WORK INSTRUCTIONS –
Begin at the line that contains "Give me the", stop after the line that contains "6, 5, 5, 3, 3];", and reproduce only that span, unaltered.
[Begin DATASET RECORDS]
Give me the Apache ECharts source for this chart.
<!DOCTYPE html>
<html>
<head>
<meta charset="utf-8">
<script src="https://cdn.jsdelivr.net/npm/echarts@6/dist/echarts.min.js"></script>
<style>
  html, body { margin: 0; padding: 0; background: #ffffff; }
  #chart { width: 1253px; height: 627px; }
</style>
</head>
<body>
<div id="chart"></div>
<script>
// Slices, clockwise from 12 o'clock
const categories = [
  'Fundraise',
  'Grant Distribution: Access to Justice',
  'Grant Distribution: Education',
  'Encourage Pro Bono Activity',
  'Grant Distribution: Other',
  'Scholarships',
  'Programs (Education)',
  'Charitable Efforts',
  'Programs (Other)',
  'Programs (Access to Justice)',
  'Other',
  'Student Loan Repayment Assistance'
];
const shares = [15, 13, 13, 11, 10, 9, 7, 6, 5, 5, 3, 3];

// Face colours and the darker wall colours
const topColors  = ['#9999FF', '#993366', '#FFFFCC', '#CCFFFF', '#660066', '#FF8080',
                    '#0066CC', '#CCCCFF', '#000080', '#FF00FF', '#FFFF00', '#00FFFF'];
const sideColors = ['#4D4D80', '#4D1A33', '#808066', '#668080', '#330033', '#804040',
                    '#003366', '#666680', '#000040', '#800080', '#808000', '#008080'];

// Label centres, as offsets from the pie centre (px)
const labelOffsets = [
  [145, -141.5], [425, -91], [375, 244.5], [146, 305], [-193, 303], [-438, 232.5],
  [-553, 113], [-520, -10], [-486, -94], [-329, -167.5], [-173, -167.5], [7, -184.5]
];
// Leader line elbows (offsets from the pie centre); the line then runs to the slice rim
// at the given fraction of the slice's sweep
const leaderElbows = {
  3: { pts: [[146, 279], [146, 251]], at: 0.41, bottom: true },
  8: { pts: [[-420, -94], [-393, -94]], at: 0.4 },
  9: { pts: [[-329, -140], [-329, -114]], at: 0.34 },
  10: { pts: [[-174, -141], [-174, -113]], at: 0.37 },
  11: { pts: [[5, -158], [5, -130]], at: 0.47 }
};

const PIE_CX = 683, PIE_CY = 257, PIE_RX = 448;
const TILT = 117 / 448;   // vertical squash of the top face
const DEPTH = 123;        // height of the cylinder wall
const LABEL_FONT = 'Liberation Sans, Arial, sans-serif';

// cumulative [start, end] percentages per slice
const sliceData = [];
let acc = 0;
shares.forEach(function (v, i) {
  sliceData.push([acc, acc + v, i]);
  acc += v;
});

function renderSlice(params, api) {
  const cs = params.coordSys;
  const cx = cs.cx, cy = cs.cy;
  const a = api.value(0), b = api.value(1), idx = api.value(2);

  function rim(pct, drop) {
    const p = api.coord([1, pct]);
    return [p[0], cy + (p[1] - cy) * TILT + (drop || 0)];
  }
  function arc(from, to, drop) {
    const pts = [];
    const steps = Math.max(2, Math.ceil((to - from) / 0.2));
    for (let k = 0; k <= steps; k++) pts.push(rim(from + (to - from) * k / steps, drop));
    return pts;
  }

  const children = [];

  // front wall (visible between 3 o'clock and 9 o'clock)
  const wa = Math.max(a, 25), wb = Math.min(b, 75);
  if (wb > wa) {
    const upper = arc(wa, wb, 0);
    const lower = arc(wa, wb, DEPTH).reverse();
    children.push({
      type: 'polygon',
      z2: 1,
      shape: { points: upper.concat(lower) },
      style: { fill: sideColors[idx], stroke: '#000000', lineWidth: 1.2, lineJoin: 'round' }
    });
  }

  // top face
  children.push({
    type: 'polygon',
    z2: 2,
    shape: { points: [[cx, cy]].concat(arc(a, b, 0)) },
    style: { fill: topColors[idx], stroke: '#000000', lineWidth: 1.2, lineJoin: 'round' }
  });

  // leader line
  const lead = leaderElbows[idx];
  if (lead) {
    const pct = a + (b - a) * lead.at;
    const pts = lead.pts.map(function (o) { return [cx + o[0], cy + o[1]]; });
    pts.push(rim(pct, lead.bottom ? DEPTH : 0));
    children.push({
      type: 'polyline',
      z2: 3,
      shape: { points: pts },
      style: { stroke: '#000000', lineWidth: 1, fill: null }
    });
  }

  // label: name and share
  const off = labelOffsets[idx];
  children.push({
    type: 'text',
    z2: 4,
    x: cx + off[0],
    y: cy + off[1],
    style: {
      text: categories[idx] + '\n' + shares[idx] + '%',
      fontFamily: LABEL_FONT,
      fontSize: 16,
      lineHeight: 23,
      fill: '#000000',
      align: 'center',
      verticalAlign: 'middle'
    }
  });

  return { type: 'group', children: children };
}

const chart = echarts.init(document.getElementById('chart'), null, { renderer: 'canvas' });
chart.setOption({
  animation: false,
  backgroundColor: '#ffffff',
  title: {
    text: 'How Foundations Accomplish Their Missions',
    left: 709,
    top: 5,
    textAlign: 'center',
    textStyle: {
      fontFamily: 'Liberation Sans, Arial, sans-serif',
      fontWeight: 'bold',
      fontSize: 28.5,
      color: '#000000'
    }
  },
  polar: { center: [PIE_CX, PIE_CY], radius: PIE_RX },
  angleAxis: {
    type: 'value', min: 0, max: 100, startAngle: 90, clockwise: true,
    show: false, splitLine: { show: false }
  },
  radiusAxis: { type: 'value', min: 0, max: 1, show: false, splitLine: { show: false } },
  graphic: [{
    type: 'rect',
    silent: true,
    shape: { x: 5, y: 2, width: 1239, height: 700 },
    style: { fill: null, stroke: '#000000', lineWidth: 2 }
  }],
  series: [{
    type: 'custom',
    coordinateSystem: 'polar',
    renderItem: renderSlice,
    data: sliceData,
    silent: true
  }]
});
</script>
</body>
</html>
[End DATASET RECORDS]
[Begin DATASET RECORDS]
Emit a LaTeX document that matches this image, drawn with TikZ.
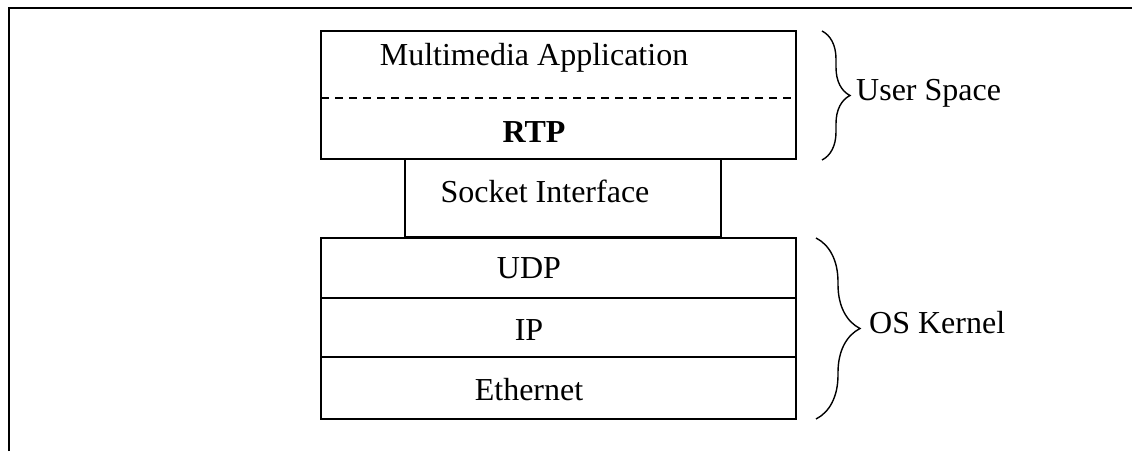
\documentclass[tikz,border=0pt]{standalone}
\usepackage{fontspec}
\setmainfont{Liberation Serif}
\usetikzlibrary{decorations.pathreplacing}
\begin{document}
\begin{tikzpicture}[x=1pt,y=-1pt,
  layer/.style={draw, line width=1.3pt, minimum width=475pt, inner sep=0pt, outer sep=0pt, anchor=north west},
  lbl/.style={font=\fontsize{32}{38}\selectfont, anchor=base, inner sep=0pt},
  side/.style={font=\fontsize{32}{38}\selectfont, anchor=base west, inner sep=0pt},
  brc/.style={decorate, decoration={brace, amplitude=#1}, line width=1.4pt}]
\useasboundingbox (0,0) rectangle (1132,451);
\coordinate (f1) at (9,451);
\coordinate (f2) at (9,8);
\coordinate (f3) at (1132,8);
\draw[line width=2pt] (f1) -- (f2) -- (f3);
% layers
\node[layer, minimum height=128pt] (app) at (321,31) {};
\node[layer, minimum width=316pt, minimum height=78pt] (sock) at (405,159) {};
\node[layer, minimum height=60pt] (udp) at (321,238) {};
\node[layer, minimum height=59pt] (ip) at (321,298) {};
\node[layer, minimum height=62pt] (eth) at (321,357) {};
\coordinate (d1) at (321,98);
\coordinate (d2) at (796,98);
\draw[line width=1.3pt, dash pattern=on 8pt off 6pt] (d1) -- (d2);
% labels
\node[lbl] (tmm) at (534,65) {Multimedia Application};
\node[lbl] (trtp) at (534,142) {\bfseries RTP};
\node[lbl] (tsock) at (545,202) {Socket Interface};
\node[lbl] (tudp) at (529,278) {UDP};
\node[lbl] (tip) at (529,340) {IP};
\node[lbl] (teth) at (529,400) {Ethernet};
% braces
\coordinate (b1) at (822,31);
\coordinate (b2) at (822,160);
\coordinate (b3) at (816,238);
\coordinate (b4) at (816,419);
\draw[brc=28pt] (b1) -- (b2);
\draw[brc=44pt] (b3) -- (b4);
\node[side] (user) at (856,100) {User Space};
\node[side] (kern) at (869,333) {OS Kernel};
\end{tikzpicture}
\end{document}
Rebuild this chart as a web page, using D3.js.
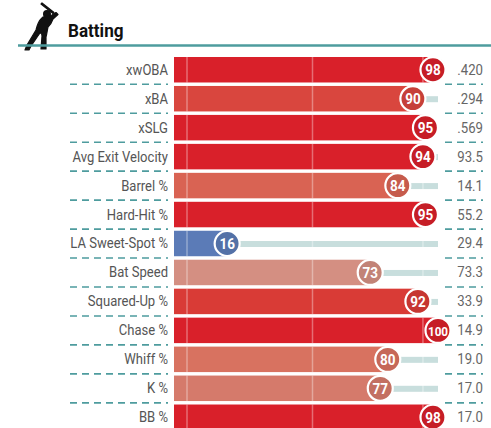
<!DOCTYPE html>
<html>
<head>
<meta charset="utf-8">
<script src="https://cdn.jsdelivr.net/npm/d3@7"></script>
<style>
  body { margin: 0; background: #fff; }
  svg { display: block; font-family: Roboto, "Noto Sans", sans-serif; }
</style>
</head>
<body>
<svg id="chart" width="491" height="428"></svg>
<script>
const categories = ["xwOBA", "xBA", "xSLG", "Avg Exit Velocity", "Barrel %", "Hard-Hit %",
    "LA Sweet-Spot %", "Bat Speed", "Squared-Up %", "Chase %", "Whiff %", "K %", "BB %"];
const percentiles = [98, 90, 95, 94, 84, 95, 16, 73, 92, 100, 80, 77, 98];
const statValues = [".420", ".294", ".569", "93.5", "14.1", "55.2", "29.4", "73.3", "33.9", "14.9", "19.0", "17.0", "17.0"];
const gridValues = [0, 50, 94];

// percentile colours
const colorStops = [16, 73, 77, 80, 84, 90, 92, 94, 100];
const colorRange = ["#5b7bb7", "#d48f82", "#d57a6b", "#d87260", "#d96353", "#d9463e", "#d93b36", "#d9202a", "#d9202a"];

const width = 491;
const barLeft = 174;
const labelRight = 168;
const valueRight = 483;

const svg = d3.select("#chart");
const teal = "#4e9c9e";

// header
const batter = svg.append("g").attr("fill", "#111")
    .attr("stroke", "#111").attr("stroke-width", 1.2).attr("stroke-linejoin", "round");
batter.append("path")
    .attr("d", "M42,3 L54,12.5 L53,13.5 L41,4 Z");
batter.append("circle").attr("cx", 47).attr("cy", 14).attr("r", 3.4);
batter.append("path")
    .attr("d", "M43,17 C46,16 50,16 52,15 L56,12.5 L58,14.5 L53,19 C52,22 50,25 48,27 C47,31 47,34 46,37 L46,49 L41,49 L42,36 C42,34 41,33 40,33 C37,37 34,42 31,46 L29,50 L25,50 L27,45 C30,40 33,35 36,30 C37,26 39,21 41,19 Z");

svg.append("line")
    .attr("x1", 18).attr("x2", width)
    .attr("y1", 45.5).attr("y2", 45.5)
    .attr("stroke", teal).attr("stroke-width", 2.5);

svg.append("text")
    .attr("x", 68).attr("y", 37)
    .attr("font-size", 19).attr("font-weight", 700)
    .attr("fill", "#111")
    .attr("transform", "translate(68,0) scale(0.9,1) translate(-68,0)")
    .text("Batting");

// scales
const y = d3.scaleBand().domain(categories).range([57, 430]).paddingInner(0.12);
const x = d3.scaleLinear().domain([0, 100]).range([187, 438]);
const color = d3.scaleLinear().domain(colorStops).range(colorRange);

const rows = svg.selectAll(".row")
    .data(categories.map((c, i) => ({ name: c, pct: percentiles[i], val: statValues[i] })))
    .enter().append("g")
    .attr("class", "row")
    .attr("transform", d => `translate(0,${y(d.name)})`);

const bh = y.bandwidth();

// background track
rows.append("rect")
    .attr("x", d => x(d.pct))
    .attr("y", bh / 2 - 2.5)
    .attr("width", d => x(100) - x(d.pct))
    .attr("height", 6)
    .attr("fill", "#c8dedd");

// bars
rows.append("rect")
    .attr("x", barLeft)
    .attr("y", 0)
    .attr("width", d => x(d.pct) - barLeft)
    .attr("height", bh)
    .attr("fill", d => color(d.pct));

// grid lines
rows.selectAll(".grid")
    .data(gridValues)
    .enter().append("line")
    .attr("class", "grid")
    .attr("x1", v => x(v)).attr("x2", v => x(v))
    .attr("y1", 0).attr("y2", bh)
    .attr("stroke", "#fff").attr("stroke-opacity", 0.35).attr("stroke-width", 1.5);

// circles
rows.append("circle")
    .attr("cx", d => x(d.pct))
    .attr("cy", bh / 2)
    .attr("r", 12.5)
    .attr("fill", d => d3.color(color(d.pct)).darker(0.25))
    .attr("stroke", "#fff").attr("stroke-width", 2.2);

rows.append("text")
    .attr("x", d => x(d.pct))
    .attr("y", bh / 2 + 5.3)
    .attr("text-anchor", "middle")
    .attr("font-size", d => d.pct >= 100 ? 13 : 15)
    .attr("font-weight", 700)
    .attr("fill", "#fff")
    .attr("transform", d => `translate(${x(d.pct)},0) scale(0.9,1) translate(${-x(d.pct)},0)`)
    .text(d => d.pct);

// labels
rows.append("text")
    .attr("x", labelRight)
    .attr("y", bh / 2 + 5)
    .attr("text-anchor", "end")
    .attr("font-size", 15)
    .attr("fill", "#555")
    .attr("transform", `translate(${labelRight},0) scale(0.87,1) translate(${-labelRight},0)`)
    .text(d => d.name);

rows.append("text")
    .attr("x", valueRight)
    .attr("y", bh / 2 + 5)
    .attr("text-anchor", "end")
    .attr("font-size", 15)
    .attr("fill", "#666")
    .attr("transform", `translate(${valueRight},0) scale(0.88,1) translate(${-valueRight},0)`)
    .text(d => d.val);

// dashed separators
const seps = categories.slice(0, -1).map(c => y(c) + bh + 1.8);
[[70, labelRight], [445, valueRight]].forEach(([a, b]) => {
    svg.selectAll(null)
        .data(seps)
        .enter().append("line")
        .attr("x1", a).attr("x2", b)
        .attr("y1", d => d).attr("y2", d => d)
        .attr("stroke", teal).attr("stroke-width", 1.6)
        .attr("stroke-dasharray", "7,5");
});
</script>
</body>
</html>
[End DATASET RECORDS]
FINISHED TASK –
Give me the Apache ECharts source for this chart.
<!DOCTYPE html>
<html>
<head>
<meta charset="utf-8">
<script src="https://cdn.jsdelivr.net/npm/echarts@6/dist/echarts.min.js"></script>
<style>
  html, body { margin: 0; padding: 0; background: #ffffff; }
  #chart { width: 1253px; height: 627px; }
</style>
</head>
<body>
<div id="chart"></div>
<script>
// Slices, clockwise from 12 o'clock
const categories = [
  'Fundraise',
  'Grant Distribution: Access to Justice',
  'Grant Distribution: Education',
  'Encourage Pro Bono Activity',
  'Grant Distribution: Other',
  'Scholarships',
  'Programs (Education)',
  'Charitable Efforts',
  'Programs (Other)',
  'Programs (Access to Justice)',
  'Other',
  'Student Loan Repayment Assistance'
];
const shares = [15, 13, 13, 11, 10, 9, 7, 6, 5, 5, 3, 3];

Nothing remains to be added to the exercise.